- _Written instruction_
Leave out all pictures and return, exactly as written, the lines from the line containing "Convert this chart to Plotly code." to the line containing "W, H = 1032, 520", both ends kept.

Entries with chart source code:
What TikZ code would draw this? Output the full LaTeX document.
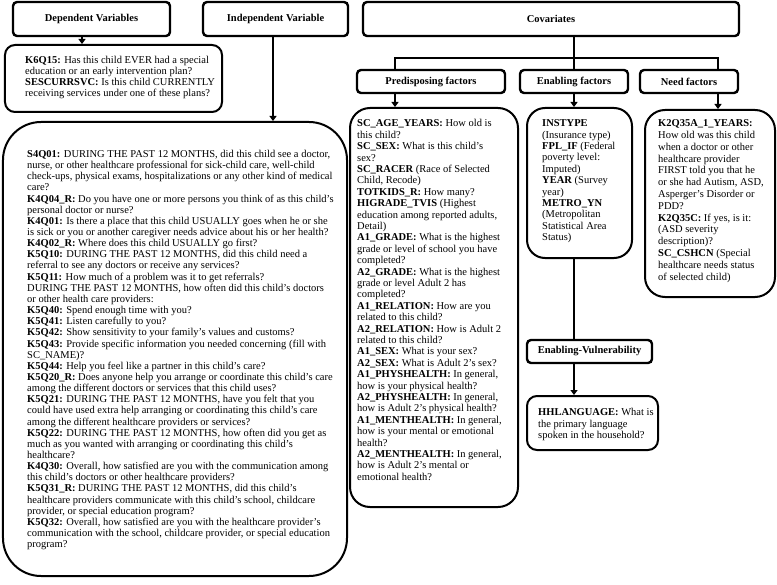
\documentclass[tikz,border=0pt]{standalone}
\usepackage{fontspec}
\setmainfont{Liberation Serif}
\usetikzlibrary{positioning, arrows.meta}

\tikzset{
  hdr/.style={draw, line width=2.4bp, rounded corners=4bp, inner sep=0pt,
    font=\bfseries\fontsize{10.5bp}{12bp}\selectfont},
  vbox/.style={draw, line width=2bp, inner sep=0pt},
  vtext/.style={anchor=north west, align=left, inner sep=0pt,
    font=\fontsize{10.5bp}{11.4bp}\selectfont},
  link/.style={line width=2.6bp},
  arr/.style={link, -{Triangle[length=5bp, width=7bp]}},
}

\begin{document}
\begin{tikzpicture}[x=1bp, y=-1bp]
\useasboundingbox (0,0) rectangle (777,585);

% headers
\node[hdr, minimum width=157bp, minimum height=34bp] (depH) at (91.5,19) {Dependent Variables};
\node[hdr, minimum width=145bp, minimum height=34bp] (indH) at (275.5,19) {Independent Variable};
\node[hdr, minimum width=376bp, minimum height=34bp] (covH) at (551,19) {Covariates};
\node[hdr, minimum width=148bp, minimum height=23bp] (preH) at (431,81.5) {Predisposing factors};
\node[hdr, minimum width=108bp, minimum height=23bp] (enaH) at (574,81.5) {Enabling factors};
\node[hdr, minimum width=98bp, minimum height=23bp] (needH) at (689,81.5) {Need factors};
\node[hdr, minimum width=125bp, minimum height=23bp] (vulH) at (589.5,351.5) {Enabling-Vulnerability};

% boxes
\node[vbox, rounded corners=10bp, minimum width=217bp, minimum height=67bp] (depBox) at (113.5,78.5) {};
\node[vbox, rounded corners=38bp, minimum width=344bp, minimum height=454bp] (mainBox) at (175,349) {};
\node[vbox, rounded corners=20bp, minimum width=168bp, minimum height=399bp] (preBox) at (434,307.5) {};
\node[vbox, rounded corners=18bp, minimum width=105bp, minimum height=150bp] (enaBox) at (579.5,183) {};
\node[vbox, rounded corners=20bp, minimum width=130bp, minimum height=187bp] (needBox) at (710,203.5) {};
\node[vbox, rounded corners=10bp, minimum width=131bp, minimum height=54bp] (hhBox) at (592.5,423) {};

% box texts
\node[vtext, font=\fontsize{10.5bp}{10.9bp}\selectfont] (depTxt) at (25,56) {%
\textbf{K6Q15:} Has this child EVER had a special\\
education or an early intervention plan?\\
\textbf{SESCURRSVC:} Is this child CURRENTLY\\
receiving services under one of these plans?};

\node[vtext, font=\fontsize{10.5bp}{11.15bp}\selectfont] (mainTxt) at (27,150) {%
\textbf{S4Q01:} DURING THE PAST 12 MONTHS, did this child see a doctor,\\
nurse, or other healthcare professional for sick-child care, well-child\\
check-ups, physical exams, hospitalizations or any other kind of medical\\
care?\\
\textbf{K4Q04\_R:} Do you have one or more persons you think of as this child's\\
personal doctor or nurse?\\
\textbf{K4Q01:} Is there a place that this child USUALLY goes when he or she\\
is sick or you or another caregiver needs advice about his or her health?\\
\textbf{K4Q02\_R:} Where does this child USUALLY go first?\\
\textbf{K5Q10:} DURING THE PAST 12 MONTHS, did this child need a\\
referral to see any doctors or receive any services?\\
\textbf{K5Q11:} How much of a problem was it to get referrals?\\
DURING THE PAST 12 MONTHS, how often did this child's doctors\\
or other health care providers:\\
\textbf{K5Q40:} Spend enough time with you?\\
\textbf{K5Q41:} Listen carefully to you?\\
\textbf{K5Q42:} Show sensitivity to your family's values and customs?\\
\textbf{K5Q43:} Provide specific information you needed concerning (fill with\\
SC\_NAME)?\\
\textbf{K5Q44:} Help you feel like a partner in this child's care?\\
\textbf{K5Q20\_R:} Does anyone help you arrange or coordinate this child's care\\
among the different doctors or services that this child uses?\\
\textbf{K5Q21:} DURING THE PAST 12 MONTHS, have you felt that you\\
could have used extra help arranging or coordinating this child's care\\
among the different healthcare providers or services?\\
\textbf{K5Q22:} DURING THE PAST 12 MONTHS, how often did you get as\\
much as you wanted with arranging or coordinating this child's\\
healthcare?\\
\textbf{K4Q30:} Overall, how satisfied are you with the communication among\\
this child's doctors or other healthcare providers?\\
\textbf{K5Q31\_R:} DURING THE PAST 12 MONTHS, did this child's\\
healthcare providers communicate with this child's school, childcare\\
provider, or special education program?\\
\textbf{K5Q32:} Overall, how satisfied are you with the healthcare provider's\\
communication with the school, childcare provider, or special education\\
program?};

\node[vtext] (preTxt) at (357,119.5) {%
\textbf{SC\_AGE\_YEARS:} How old is\\
this child?\\
\textbf{SC\_SEX:} What is this child's\\
sex?\\
\textbf{SC\_RACER} (Race of Selected\\
Child, Recode)\\
\textbf{TOTKIDS\_R:} How many?\\
\textbf{HIGRADE\_TVIS} (Highest\\
education among reported adults,\\
Detail)\\
\textbf{A1\_GRADE:} What is the highest\\
grade or level of school you have\\
completed?\\
\textbf{A2\_GRADE:} What is the highest\\
grade or level Adult 2 has\\
completed?\\
\textbf{A1\_RELATION:} How are you\\
related to this child?\\
\textbf{A2\_RELATION:} How is Adult 2\\
related to this child?\\
\textbf{A1\_SEX:} What is your sex?\\
\textbf{A2\_SEX:} What is Adult 2's sex?\\
\textbf{A1\_PHYSHEALTH:} In general,\\
how is your physical health?\\
\textbf{A2\_PHYSHEALTH:} In general,\\
how is Adult 2's physical health?\\
\textbf{A1\_MENTHEALTH:} In general,\\
how is your mental or emotional\\
health?\\
\textbf{A2\_MENTHEALTH:} In general,\\
how is Adult 2's mental or\\
emotional health?};

\node[vtext] (enaTxt) at (542,119.5) {%
\textbf{INSTYPE}\\
(Insurance type)\\
\textbf{FPL\_IF} (Federal\\
poverty level:\\
Imputed)\\
\textbf{YEAR} (Survey\\
year)\\
\textbf{METRO\_YN}\\
(Metropolitan\\
Statistical Area\\
Status)};

\node[vtext, font=\fontsize{10.5bp}{11.8bp}\selectfont] (needTxt) at (658,119.5) {%
\textbf{K2Q35A\_1\_YEARS:}\\
How old was this child\\
when a doctor or other\\
healthcare provider\\
FIRST told you that he\\
or she had Autism, ASD,\\
Asperger's Disorder or\\
PDD?\\
\textbf{K2Q35C:} If yes, is it:\\
(ASD severity\\
description)?\\
\textbf{SC\_CSHCN} (Special\\
healthcare needs status\\
of selected child)};

\node[vtext] (hhTxt) at (538,408.5) {%
\textbf{HHLANGUAGE:} What is\\
the primary language\\
spoken in the household?};

% connectors
\coordinate (depX) at (82,0);
\coordinate (jL) at (395,58);
\coordinate (jR) at (718,58);

\draw [arr] (depX |- depH.south) -- (depX |- depBox.north);
\draw [arr] (indH.south -| 273,0) -- (mainBox.north -| 273,0);
\draw [link] (enaH.north |- covH.south) -- (enaH.north);
\draw [link] (jL |- preH.north) -- (jL) -- (jR) -- (jR |- needH.north);
\draw [arr] (jL |- preH.south) -- (jL |- preBox.north);
\draw [arr] (enaH.south) -- (enaH.south |- enaBox.north);
\draw [arr] (jR |- needH.south) -- (jR |- needBox.north);
\draw [link] (enaH.south |- enaBox.south) -- (enaH.south |- vulH.north);
\draw [arr] (enaH.south |- vulH.south) -- (enaH.south |- hhBox.north);
\end{tikzpicture}
\end{document}
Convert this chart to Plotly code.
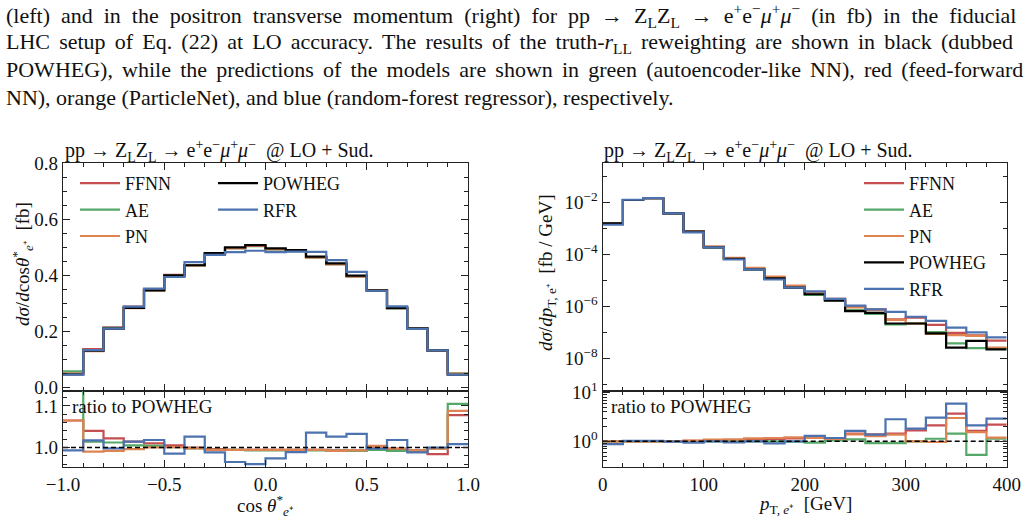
import plotly.graph_objects as go

W, H = 1032, 520

# ---------------- data ----------------
cos_edges = [-1.0, -0.9, -0.8, -0.7, -0.6, -0.5, -0.4, -0.3, -0.2, -0.1, 0.0,
             0.1, 0.2, 0.3, 0.4, 0.5, 0.6, 0.7, 0.8, 0.9, 1.0]
cos_powheg = [0.045, 0.130, 0.209, 0.283, 0.345, 0.399, 0.435, 0.478, 0.499, 0.507,
              0.495, 0.489, 0.466, 0.442, 0.398, 0.345, 0.283, 0.210, 0.131, 0.044]
cos_ratio_ffnn = [1.065, 1.040, 1.022, 1.014, 1.010, 1.005, 1.000, 0.996, 0.994, 0.994,
                  0.994, 0.994, 0.994, 0.993, 0.993, 1.002, 0.994, 0.993, 0.984, 1.078]
cos_ratio_ae = [1.250, 1.014, 1.012, 1.005, 1.004, 1.001, 0.998, 0.994, 0.994, 0.993,
                0.993, 0.993, 0.993, 0.992, 0.992, 0.994, 0.992, 0.992, 0.997, 1.105]
cos_ratio_pn = [1.065, 0.990, 0.992, 0.996, 1.000, 1.001, 0.998, 0.994, 0.994, 0.994,
                0.994, 0.994, 0.994, 0.992, 0.993, 1.004, 0.998, 0.993, 0.997, 1.088]
cos_ratio_rfr = [0.993, 1.017, 0.998, 1.014, 1.018, 0.985, 1.026, 0.988, 0.965, 0.960,
                 0.974, 0.989, 1.036, 1.026, 1.033, 0.997, 1.018, 0.988, 1.000, 1.008]

pt_edges = [0, 20, 40, 60, 80, 100, 120, 140, 160, 180, 200,
            220, 240, 260, 280, 300, 320, 340, 360, 380, 400]
pt_powheg = [1.6e-3, 1.27e-2, 1.48e-2, 3.9e-3, 7.6e-4, 1.9e-4, 6.8e-5, 2.7e-5, 1.2e-5, 5.3e-6,
             2.95e-6, 1.66e-6, 6.6e-7, 5.6e-7, 2.2e-7, 2.2e-7, 9.1e-8, 2.6e-8, 4.7e-8, 2.2e-8]
pt_ratio_ffnn = [1.0, 1.0, 1.0, 1.0, 1.02, 1.03, 1.06, 1.10, 1.12, 1.15,
                 1.17, 1.17, 1.44, 1.39, 1.44, 1.68, 2.13, 3.70, 1.63, 2.20]
pt_ratio_ae = [1.0, 1.0, 1.0, 1.0, 1.0, 1.0, 1.0, 1.0, 1.0, 0.98,
               0.94, 1.05, 1.10, 0.92, 0.92, 1.0, 1.13, 1.44, 0.53, 1.13]
pt_ratio_pn = [1.0, 1.0, 1.0, 1.0, 1.03, 1.08, 1.10, 1.15, 1.17, 1.21,
               1.17, 1.12, 1.39, 1.28, 1.37, 1.0, 0.97, 3.0, 1.55, 1.19]
pt_ratio_rfr = [0.88, 1.02, 1.02, 0.99, 0.94, 1.0, 0.95, 1.0, 0.91, 1.0,
                1.29, 1.17, 1.63, 1.37, 2.83, 1.82, 3.06, 5.90, 2.13, 2.92]

names = ["FFNN", "AE", "PN", "POWHEG", "RFR"]
colors = {"FFNN": "#c44e52", "AE": "#55a868", "PN": "#dd8452",
          "POWHEG": "#000000", "RFR": "#4c72b0"}

FONT = "Liberation Serif, Times New Roman, serif"


def px_x(p):
    return p / W


def px_y(p):
    return 1 - p / H


def step_xy(edges, vals):
    return list(edges), list(vals) + [vals[-1]]


fig = go.Figure()

panels = [
    dict(edges=cos_edges, pow=cos_powheg,
         ratios={"FFNN": cos_ratio_ffnn, "AE": cos_ratio_ae, "PN": cos_ratio_pn, "RFR": cos_ratio_rfr},
         xm="x", ym="y", xr="x2", yr="y2", legends={"FFNN": "legend", "AE": "legend", "PN": "legend",
                                                  "POWHEG": "legend2", "RFR": "legend2"}),
    dict(edges=pt_edges, pow=pt_powheg,
         ratios={"FFNN": pt_ratio_ffnn, "AE": pt_ratio_ae, "PN": pt_ratio_pn, "RFR": pt_ratio_rfr},
         xm="x3", ym="y3", xr="x4", yr="y4", legends={n: "legend3" for n in names}),
]

for p in panels:
    for n in names:
        if n == "POWHEG":
            vals = p["pow"]
        else:
            vals = [a * b for a, b in zip(p["pow"], p["ratios"][n])]
        xs, ys = step_xy(p["edges"], vals)
        fig.add_trace(go.Scatter(x=xs, y=ys, mode="lines", line_shape="hv",
                                 line=dict(color=colors[n], width=2.2), name=n,
                                 xaxis=p["xm"], yaxis=p["ym"], legend=p["legends"][n],
                                 showlegend=True))
    for n in ["FFNN", "AE", "PN", "RFR"]:
        xs, ys = step_xy(p["edges"], p["ratios"][n])
        fig.add_trace(go.Scatter(x=xs, y=ys, mode="lines", line_shape="hv",
                                 line=dict(color=colors[n], width=2.2), name=n,
                                 xaxis=p["xr"], yaxis=p["yr"], showlegend=False))
    fig.add_trace(go.Scatter(x=[p["edges"][0], p["edges"][-1]], y=[1, 1], mode="lines",
                             line=dict(color="black", width=1.5, dash="5px,3px"),
                             xaxis=p["xr"], yaxis=p["yr"], showlegend=False))

axis_common = dict(showline=True, linecolor="#222222", linewidth=1.3, mirror="allticks",
                   ticks="inside", ticklen=7, tickwidth=1.1, tickcolor="#222222",
                   showgrid=False, zeroline=False,
                   tickfont=dict(family=FONT, size=19, color="#111111"))
minor_common = dict(ticks="inside", ticklen=4, tickwidth=1, tickcolor="#222222", showgrid=False)

LX = [px_x(63), px_x(468)]
RX = [px_x(602.7), px_x(1006.7)]
MAINY = [px_y(391), px_y(163)]
RATY = [px_y(467), px_y(391)]

fig.update_layout(
    xaxis=dict(axis_common, domain=LX, range=[-1, 1], anchor="y", showticklabels=False,
               dtick=0.5, tick0=-1, minor=dict(minor_common, dtick=0.1, tick0=-1)),
    yaxis=dict(axis_common, domain=MAINY, range=[-0.014, 0.8], anchor="x",
               tickvals=[0, 0.2, 0.4, 0.6, 0.8], ticktext=["0.0", "0.2", "0.4", "0.6", "0.8"],
               minor=dict(minor_common, dtick=0.05, tick0=0)),
    xaxis2=dict(axis_common, domain=LX, range=[-1, 1], anchor="y2",
                tickvals=[-1, -0.5, 0, 0.5, 1], ticktext=["−1.0", "−0.5", "0.0", "0.5", "1.0"],
                minor=dict(minor_common, dtick=0.1, tick0=-1)),
    yaxis2=dict(axis_common, domain=RATY, range=[0.953, 1.136], anchor="x2",
                tickvals=[1.0, 1.1], ticktext=["1.0", "1.1"],
                minor=dict(minor_common, dtick=0.02, tick0=1.0)),
    xaxis3=dict(axis_common, domain=RX, range=[0, 400], anchor="y3", showticklabels=False,
                dtick=100, tick0=0, minor=dict(minor_common, dtick=20, tick0=0)),
    yaxis3=dict(axis_common, domain=MAINY, type="log", range=[-9.26, -0.47], anchor="x3",
                tickvals=[1e-8, 1e-6, 1e-4, 1e-2],
                ticktext=["10<sup>−8</sup>", "10<sup>−6</sup>", "10<sup>−4</sup>", "10<sup>−2</sup>"],
                minor=dict(minor_common, tickmode="array", tickvals=[1e-9, 1e-7, 1e-5, 1e-3, 1e-1])),
    xaxis4=dict(axis_common, domain=RX, range=[0, 400], anchor="y4",
                tickvals=[0, 100, 200, 300, 400], ticktext=["0", "100", "200", "300", "400"],
                minor=dict(minor_common, dtick=20, tick0=0)),
    yaxis4=dict(axis_common, domain=RATY, type="log", range=[-0.525, 1.03], anchor="x4",
                tickvals=[1, 10], ticktext=["10<sup>0</sup>", "10<sup>1</sup>"],
                minor=dict(minor_common, tickmode="array",
                           tickvals=[0.3, 0.4, 0.5, 0.6, 0.7, 0.8, 0.9, 2, 3, 4, 5, 6, 7, 8, 9])),
)

leg_common = dict(bgcolor="rgba(0,0,0,0)", borderwidth=0, xanchor="left", yanchor="top",
                  font=dict(family=FONT, size=18, color="#111111"), itemwidth=40,
                  tracegroupgap=0, orientation="v")
fig.update_layout(
    legend=dict(leg_common, x=px_x(75), y=px_y(165)),
    legend2=dict(leg_common, x=px_x(213), y=px_y(165)),
    legend3=dict(leg_common, x=px_x(859), y=px_y(165)),
)

annots = []
S4 = "\u2005"  # four-per-em space
S6 = "\u2006"  # six-per-em space


def widen(t, extra):
    return t.replace(" ", " " + extra)


cap_lines = [
    widen("(left) and in the positron transverse momentum (right) for pp → Z<sub>L</sub>Z<sub>L</sub> → "
          "e<sup>+</sup>e<sup>−</sup><i>μ</i><sup>+</sup><i>μ</i><sup>−</sup> (in fb) in the fiducial", S4),
    widen("LHC setup of Eq. (22) at LO accuracy. The results of the truth-<i>r</i><sub>LL</sub> reweighting "
          "are shown in black (dubbed", S6),
    widen("POWHEG), while the predictions of the models are shown in green (autoencoder-like NN), red (feed-forward", S6),
    "NN), orange (ParticleNet), and blue (random-forest regressor), respectively.",
]
for i, t in enumerate(cap_lines):
    annots.append(dict(text=t, x=px_x(4), y=px_y(15 + 27.5 * i), xref="paper", yref="paper",
                       xanchor="left", yanchor="middle", showarrow=False,
                       font=dict(family=FONT, size=22, color="#111111")))

title_txt = ("pp → Z<sub>L</sub>Z<sub>L</sub> → e<sup>+</sup>e<sup>−</sup><i>μ</i><sup>+</sup>"
             "<i>μ</i><sup>−</sup>  @ LO + Sud.")
for x0 in (63, 602):
    annots.append(dict(text=title_txt, x=px_x(x0), y=px_y(151), xref="paper", yref="paper",
                       xanchor="left", yanchor="middle", showarrow=False,
                       font=dict(family=FONT, size=20, color="#111111")))
for x0 in (70, 609):
    annots.append(dict(text="ratio to POWHEG", x=px_x(x0), y=px_y(406), xref="paper", yref="paper",
                       xanchor="left", yanchor="middle", showarrow=False,
                       font=dict(family=FONT, size=19, color="#111111")))

annots.append(dict(text="<i>dσ</i>/<i>d</i>cos<i>θ</i><sup>*</sup><sub><i>e</i>⁺</sub>  [fb]",
                   x=px_x(22), y=px_y(264), xref="paper", yref="paper", textangle=-90,
                   xanchor="center", yanchor="middle", showarrow=False,
                   font=dict(family=FONT, size=19, color="#111111")))
annots.append(dict(text="<i>dσ</i>/<i>dp</i><sub>T, e⁺</sub>  [fb / GeV]",
                   x=px_x(547), y=px_y(273), xref="paper", yref="paper", textangle=-90,
                   xanchor="center", yanchor="middle", showarrow=False,
                   font=dict(family=FONT, size=19, color="#111111")))
annots.append(dict(text="cos <i>θ</i><sup>*</sup><sub><i>e</i>⁺</sub>",
                   x=px_x(265), y=px_y(505), xref="paper", yref="paper",
                   xanchor="center", yanchor="middle", showarrow=False,
                   font=dict(family=FONT, size=19, color="#111111")))
annots.append(dict(text="<i>p</i><sub>T, <i>e</i>⁺</sub>  [GeV]",
                   x=px_x(805), y=px_y(505), xref="paper", yref="paper",
                   xanchor="center", yanchor="middle", showarrow=False,
                   font=dict(family=FONT, size=19, color="#111111")))

fig.update_layout(annotations=annots, width=W, height=H,
                  margin=dict(l=0, r=0, t=0, b=0, autoexpand=False),
                  plot_bgcolor="white", paper_bgcolor="white",
                  font=dict(family=FONT, size=19, color="#111111"))

fig.write_html("out.html")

- _Solved exercise_
Convert this chart to Plotly code.
import plotly.graph_objects as go

W, H = 1032, 520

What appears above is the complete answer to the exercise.